Clients are looking to work with fewer partners: Tarun Rai, Chairman and Group CEO, South Asia, Wunderman Thompson

Published: August 16, 2019 12:14:22 AM

With the merger we had set out to create a new agency breed — a creative, data and technology agency that can offer genuine end-to-end solutions to our clients.

Tarun Rai, Chairman & Group CEO, South Asia, Wunderman ThompsonTarun Rai, Chairman & Group CEO, South Asia, Wunderman Thompson

By Venkata Susmita Biswas

WPP’s CEO Mark Read’s “radical evolution” plan that sought to streamline agencies under the holding company saw the world’s oldest agency, JWT, merge with digital agency Wunderman late last year, to form Wunderman Thompson. Tarun Rai speaks to Venkata Susmita Biswas about the fragmented media landscape, the trend of irresponsible pitching, and more.

How has your India set-up changed post the merger?
With the merger we had set out to create a new agency breed — a creative, data and technology agency that can offer genuine end-to-end solutions to our clients. Clients are spending a lot of their marketing budgets directly with platforms and content creators, and not through the agency. With Wunderman Thompson (WT), the capabilities on offer are through specialists who are experts in their fields. This allows for a truly ‘integrated’ solution. Therefore, we now have the ability to work more extensively with our clients. We can open up new revenue streams and get a larger share of our clients’ marcom spends, rather than just the advertising and communication spends.

As an industry, we are going through a phase of value erosion. But with WT, I expect better value recognition and appreciation.
How are you upskilling existing talent?
We first took stock of our existing capabilities through an online survey of all client-facing employees. We then used the findings to identify, prioritise, customise and create learning and development capsules for the region.

We are now working on running a Train the Trainer (T3) programme to equip the internal bank of subject matter experts with programme facilitation skills. We launched Wunderman Thompson Edge — a series of programmes that will upgrade their skills to stay relevant and ahead of the curve.
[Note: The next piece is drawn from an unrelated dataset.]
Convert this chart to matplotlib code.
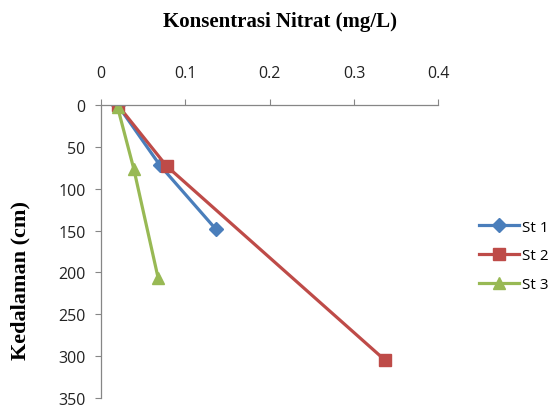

As part of this initiative, around 700 client-facing employees across the group have gone through the Brand Custodian Program, which was specially curated by Facebook for WT employees in India.

Is it still the might of Thompson over Wunderman that wins clients in India? How big is the demand for an agency offering integrated solutions?
Thompson is certainly a more familiar name in South Asia than Wunderman. However, we have aggressively communicated what the new company, Wunderman Thompson, is all about, and most marketers are aware of this. We have approached clients with Wunderman’s capabilities in about 50-60% of our pitches, in cases when the client has been open to having an end-to-end solution. We work with close to 1,000 clients, all of which are on different stages of their digital transformation journey. When we talk to them about the capabilities that WT brings, they are keen on having an integrated solution under one agency umbrella.

Agencies are now competing against digital platforms, consultancies, content studios as well as film studios. What does the marketer want in this fragmented ecosystem?
With disruption in every sphere of marketing, the CMO has his hands full. With so many available platforms to communicate to consumers, the landscape is really cluttered. Coupled with this fact is the plethora of partners that have mushroomed everywhere, offering all kinds of ‘expertise’ and niche solutions. Increasingly, we find that clients are now looking to work with fewer partners — those that can help them navigate through the assortment of communication platforms.

Do marketers see agencies as respectable peers or just vendors?
It’s fair to say that the relationship agencies had with clients three decades ago has changed. In those days, the agency was the single window to all the communication needs of a client; including media buying. Clients are now dealing with so many partners; it would be naïve to hope for the same relationship. However, most of our clients have an excellent understanding of the value we bring to their businesses. For some, the relationship with the agency is more transactional. These are mostly new companies that are in a hurry to build valuations and do not, yet, differentiate between clever videos that give them a million likes and consistent communication that builds brands.

The incidence of pitches has been on the rise. As an agency, how do you tackle this?
The issue of irresponsible pitching has been around for many years. Yes, of late, marketers have become more fickle and the number of pitches has increased significantly. I am encouraging our people to do two things: first, pitch for new business from our existing clients; and second, while pitching for new clients, be very judicious. Learn to say no to those that appear to be sham pitches.